### [Objective]
Extract the lines from the start through the line that holds "fill=contf, text=black, rounded", both included, omitting all images.

begin

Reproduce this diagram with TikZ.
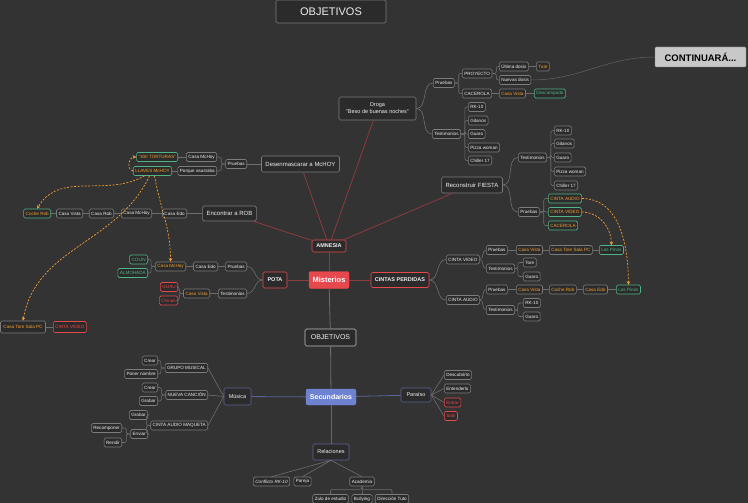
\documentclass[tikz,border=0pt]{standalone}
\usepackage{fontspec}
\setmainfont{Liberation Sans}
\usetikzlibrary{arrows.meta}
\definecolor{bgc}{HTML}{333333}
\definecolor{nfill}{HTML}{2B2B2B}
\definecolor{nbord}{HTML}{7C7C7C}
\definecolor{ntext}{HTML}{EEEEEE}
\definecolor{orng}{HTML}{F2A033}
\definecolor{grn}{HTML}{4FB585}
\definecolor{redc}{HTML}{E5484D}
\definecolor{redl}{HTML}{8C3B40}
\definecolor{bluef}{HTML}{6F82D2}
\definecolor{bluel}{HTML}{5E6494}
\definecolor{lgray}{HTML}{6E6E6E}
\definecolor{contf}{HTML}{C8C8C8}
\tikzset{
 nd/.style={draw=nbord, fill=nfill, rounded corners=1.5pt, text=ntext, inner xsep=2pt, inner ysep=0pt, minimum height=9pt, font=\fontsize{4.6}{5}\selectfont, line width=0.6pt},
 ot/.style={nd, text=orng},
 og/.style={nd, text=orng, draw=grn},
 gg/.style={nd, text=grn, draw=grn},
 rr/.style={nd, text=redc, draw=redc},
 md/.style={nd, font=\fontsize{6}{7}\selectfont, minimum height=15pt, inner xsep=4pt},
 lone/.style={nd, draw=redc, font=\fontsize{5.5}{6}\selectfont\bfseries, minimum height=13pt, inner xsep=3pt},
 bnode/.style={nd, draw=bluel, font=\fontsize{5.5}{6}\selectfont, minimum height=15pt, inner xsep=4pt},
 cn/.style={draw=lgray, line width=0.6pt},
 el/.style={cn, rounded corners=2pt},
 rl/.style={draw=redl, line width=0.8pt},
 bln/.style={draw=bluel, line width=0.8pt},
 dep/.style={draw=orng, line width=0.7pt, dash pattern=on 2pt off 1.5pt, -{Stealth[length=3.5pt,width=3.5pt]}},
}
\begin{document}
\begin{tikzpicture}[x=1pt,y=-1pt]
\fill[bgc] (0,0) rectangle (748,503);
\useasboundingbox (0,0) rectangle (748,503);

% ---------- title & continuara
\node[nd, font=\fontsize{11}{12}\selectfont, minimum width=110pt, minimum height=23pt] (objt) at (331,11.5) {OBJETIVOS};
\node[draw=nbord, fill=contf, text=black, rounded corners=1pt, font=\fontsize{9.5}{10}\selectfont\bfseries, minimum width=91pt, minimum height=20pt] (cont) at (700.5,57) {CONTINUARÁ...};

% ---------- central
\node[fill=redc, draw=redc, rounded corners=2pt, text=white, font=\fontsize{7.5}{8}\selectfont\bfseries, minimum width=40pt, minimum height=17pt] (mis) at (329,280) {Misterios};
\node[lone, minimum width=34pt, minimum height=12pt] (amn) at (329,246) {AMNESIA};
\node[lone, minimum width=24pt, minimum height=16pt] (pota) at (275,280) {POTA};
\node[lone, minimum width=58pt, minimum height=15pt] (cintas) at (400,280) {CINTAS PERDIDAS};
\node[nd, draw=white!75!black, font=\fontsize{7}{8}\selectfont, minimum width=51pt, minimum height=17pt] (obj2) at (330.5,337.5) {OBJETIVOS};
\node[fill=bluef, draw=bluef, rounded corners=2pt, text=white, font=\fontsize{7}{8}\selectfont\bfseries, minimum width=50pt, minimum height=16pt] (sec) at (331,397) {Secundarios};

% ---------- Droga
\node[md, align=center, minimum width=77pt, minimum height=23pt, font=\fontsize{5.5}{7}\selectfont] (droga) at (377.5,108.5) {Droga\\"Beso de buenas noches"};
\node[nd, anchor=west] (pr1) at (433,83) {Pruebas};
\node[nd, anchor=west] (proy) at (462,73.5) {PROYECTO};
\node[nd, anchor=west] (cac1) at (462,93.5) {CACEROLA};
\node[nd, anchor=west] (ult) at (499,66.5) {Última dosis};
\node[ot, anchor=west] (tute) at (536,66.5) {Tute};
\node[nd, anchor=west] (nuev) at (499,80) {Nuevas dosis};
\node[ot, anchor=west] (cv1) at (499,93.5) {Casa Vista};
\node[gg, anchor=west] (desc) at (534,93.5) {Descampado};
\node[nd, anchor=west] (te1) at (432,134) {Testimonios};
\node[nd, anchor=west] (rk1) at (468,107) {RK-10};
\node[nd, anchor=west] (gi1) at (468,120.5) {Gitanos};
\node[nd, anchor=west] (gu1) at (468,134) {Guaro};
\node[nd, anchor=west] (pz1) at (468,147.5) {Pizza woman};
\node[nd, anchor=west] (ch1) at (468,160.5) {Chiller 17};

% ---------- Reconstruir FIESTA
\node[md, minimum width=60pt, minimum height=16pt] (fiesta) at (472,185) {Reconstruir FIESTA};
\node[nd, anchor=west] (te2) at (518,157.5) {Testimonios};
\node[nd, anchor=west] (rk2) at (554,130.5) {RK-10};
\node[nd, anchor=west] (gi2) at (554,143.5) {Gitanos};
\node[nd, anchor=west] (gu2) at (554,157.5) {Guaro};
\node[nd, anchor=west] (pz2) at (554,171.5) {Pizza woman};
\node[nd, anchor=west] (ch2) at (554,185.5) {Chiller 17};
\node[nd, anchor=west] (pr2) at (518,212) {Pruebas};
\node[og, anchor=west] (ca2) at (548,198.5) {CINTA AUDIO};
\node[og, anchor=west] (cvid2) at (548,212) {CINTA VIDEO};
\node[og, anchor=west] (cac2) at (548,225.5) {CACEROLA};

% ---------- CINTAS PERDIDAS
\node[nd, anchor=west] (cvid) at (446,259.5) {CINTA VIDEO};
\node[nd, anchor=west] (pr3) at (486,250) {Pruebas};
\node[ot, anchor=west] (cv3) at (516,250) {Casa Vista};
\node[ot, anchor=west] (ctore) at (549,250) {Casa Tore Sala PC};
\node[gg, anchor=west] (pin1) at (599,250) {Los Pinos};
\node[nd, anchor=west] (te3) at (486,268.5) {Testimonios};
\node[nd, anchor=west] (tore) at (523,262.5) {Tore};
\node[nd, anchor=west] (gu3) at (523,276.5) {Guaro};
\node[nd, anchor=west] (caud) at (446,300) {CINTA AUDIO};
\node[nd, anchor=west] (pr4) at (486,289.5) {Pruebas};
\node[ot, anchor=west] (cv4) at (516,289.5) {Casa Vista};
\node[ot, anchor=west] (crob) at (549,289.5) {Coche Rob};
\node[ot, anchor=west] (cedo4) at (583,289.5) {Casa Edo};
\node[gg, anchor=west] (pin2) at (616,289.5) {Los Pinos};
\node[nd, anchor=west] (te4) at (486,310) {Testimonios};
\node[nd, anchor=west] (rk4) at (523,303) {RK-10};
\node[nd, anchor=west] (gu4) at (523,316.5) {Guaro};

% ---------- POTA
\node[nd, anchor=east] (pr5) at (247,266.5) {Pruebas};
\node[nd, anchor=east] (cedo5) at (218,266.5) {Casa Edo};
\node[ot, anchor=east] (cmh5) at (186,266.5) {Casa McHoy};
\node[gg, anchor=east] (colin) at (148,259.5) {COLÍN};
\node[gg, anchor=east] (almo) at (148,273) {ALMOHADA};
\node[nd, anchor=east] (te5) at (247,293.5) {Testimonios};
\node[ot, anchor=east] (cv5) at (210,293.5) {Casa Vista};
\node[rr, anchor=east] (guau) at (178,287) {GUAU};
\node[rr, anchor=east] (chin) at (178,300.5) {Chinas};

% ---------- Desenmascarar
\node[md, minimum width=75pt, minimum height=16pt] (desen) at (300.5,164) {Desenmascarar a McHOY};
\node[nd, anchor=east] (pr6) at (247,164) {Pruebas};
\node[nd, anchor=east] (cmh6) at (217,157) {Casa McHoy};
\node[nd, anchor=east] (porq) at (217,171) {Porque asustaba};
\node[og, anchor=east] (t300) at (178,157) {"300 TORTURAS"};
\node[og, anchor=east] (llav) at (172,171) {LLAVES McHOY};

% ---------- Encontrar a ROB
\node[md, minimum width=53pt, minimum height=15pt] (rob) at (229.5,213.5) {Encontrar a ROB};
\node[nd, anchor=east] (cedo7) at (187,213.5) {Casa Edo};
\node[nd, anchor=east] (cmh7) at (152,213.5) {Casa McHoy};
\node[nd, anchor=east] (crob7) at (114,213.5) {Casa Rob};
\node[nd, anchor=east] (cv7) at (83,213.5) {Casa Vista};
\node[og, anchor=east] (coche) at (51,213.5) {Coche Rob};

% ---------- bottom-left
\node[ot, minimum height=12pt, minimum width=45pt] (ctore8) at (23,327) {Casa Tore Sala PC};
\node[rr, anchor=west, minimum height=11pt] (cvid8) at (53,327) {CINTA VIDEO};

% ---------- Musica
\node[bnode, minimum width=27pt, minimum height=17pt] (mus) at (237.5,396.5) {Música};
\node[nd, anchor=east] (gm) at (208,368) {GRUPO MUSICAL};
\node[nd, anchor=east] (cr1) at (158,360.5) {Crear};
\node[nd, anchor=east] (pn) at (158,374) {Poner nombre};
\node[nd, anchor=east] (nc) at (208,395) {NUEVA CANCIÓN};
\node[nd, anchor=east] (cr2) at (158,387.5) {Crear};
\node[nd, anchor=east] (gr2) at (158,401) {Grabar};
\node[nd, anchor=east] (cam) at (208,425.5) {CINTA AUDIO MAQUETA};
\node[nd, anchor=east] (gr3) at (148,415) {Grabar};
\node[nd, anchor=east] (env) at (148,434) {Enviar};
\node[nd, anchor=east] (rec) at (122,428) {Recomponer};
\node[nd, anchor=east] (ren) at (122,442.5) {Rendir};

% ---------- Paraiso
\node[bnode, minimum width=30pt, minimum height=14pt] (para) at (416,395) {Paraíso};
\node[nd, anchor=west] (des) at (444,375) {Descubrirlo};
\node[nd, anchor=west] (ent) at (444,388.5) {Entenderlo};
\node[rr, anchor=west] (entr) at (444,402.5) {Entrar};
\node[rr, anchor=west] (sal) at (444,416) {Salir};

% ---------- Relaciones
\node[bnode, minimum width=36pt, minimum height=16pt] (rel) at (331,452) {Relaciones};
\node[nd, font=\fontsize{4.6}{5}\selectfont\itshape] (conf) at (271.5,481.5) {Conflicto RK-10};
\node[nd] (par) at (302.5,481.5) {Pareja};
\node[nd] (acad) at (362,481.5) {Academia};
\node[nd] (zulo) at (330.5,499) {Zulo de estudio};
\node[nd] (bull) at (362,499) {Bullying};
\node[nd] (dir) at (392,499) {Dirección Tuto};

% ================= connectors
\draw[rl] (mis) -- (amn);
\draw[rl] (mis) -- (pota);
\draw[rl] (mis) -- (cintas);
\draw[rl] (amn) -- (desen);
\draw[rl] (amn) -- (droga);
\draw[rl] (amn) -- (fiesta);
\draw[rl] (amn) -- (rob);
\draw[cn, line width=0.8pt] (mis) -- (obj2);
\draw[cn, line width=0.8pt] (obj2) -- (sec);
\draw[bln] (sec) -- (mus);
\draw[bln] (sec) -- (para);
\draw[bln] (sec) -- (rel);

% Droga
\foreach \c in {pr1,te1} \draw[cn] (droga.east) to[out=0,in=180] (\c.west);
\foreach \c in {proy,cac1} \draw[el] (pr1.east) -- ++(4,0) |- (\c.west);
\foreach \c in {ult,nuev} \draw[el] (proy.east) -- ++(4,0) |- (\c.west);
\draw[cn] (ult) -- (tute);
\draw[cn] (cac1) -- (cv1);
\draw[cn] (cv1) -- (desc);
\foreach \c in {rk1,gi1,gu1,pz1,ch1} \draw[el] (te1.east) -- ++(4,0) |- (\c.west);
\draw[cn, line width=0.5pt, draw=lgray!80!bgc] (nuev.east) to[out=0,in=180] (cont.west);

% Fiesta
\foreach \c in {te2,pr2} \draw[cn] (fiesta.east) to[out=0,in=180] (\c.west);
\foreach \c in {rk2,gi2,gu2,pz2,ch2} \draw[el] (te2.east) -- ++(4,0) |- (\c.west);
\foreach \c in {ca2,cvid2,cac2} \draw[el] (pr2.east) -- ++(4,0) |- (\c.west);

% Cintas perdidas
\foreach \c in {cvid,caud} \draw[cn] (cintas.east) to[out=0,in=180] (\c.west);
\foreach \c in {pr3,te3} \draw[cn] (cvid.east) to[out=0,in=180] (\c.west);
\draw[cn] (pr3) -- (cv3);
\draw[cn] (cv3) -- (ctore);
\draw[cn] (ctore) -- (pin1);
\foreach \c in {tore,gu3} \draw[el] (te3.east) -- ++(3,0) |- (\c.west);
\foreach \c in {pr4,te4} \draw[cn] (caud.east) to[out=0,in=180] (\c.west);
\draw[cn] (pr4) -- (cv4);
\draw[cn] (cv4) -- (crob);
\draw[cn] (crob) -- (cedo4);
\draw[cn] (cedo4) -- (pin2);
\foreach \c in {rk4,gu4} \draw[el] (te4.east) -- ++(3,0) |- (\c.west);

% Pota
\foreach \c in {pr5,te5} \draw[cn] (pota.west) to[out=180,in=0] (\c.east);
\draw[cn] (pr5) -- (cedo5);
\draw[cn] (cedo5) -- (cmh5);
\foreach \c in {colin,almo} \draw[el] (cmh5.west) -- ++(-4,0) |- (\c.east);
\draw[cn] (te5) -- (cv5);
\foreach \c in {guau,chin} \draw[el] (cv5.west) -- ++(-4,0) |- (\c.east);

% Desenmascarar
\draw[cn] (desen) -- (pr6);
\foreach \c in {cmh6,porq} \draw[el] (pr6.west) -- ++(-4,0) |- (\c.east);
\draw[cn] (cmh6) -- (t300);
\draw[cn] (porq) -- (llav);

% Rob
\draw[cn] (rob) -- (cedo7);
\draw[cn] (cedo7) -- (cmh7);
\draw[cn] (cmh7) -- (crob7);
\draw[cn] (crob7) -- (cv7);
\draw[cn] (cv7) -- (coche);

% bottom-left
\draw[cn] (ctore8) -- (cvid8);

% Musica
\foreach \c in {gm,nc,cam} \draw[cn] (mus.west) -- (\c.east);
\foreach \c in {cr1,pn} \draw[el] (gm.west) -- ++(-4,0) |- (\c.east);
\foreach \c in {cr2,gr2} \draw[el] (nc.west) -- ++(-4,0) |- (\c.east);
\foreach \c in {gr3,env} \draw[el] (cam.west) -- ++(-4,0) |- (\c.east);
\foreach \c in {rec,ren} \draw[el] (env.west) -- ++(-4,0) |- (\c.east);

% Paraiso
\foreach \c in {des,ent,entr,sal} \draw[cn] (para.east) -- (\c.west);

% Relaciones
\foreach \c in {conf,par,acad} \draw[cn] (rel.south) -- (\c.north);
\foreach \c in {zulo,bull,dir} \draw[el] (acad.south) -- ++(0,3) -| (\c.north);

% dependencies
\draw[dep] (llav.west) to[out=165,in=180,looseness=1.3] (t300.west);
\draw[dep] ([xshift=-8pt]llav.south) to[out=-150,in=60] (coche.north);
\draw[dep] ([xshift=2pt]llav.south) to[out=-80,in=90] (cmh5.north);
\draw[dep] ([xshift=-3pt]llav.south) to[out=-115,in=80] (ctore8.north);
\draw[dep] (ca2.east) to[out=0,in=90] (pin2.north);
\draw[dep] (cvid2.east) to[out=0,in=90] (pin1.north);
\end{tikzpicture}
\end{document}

end

### [Solution for this problem]
Reproduce this diagram with TikZ.
\documentclass[tikz,border=0pt]{standalone}
\usepackage{fontspec}
\setmainfont{Liberation Sans}
\usetikzlibrary{arrows.meta}
\definecolor{bgc}{HTML}{333333}
\definecolor{nfill}{HTML}{2B2B2B}
\definecolor{nbord}{HTML}{7C7C7C}
\definecolor{ntext}{HTML}{EEEEEE}
\definecolor{orng}{HTML}{F2A033}
\definecolor{grn}{HTML}{4FB585}
\definecolor{redc}{HTML}{E5484D}
\definecolor{redl}{HTML}{8C3B40}
\definecolor{bluef}{HTML}{6F82D2}
\definecolor{bluel}{HTML}{5E6494}
\definecolor{lgray}{HTML}{6E6E6E}
\definecolor{contf}{HTML}{C8C8C8}
\tikzset{
 nd/.style={draw=nbord, fill=nfill, rounded corners=1.5pt, text=ntext, inner xsep=2pt, inner ysep=0pt, minimum height=9pt, font=\fontsize{4.6}{5}\selectfont, line width=0.6pt},
 ot/.style={nd, text=orng},
 og/.style={nd, text=orng, draw=grn},
 gg/.style={nd, text=grn, draw=grn},
 rr/.style={nd, text=redc, draw=redc},
 md/.style={nd, font=\fontsize{6}{7}\selectfont, minimum height=15pt, inner xsep=4pt},
 lone/.style={nd, draw=redc, font=\fontsize{5.5}{6}\selectfont\bfseries, minimum height=13pt, inner xsep=3pt},
 bnode/.style={nd, draw=bluel, font=\fontsize{5.5}{6}\selectfont, minimum height=15pt, inner xsep=4pt},
 cn/.style={draw=lgray, line width=0.6pt},
 el/.style={cn, rounded corners=2pt},
 rl/.style={draw=redl, line width=0.8pt},
 bln/.style={draw=bluel, line width=0.8pt},
 dep/.style={draw=orng, line width=0.7pt, dash pattern=on 2pt off 1.5pt, -{Stealth[length=3.5pt,width=3.5pt]}},
}
\begin{document}
\begin{tikzpicture}[x=1pt,y=-1pt]
\fill[bgc] (0,0) rectangle (748,503);
\useasboundingbox (0,0) rectangle (748,503);

% ---------- title & continuara
\node[nd, font=\fontsize{11}{12}\selectfont, minimum width=110pt, minimum height=23pt] (objt) at (331,11.5) {OBJETIVOS};
\node[draw=nbord, fill=contf, text=black, rounded corners=1pt, font=\fontsize{9.5}{10}\selectfont\bfseries, minimum width=91pt, minimum height=20pt] (cont) at (700.5,57) {CONTINUARÁ...};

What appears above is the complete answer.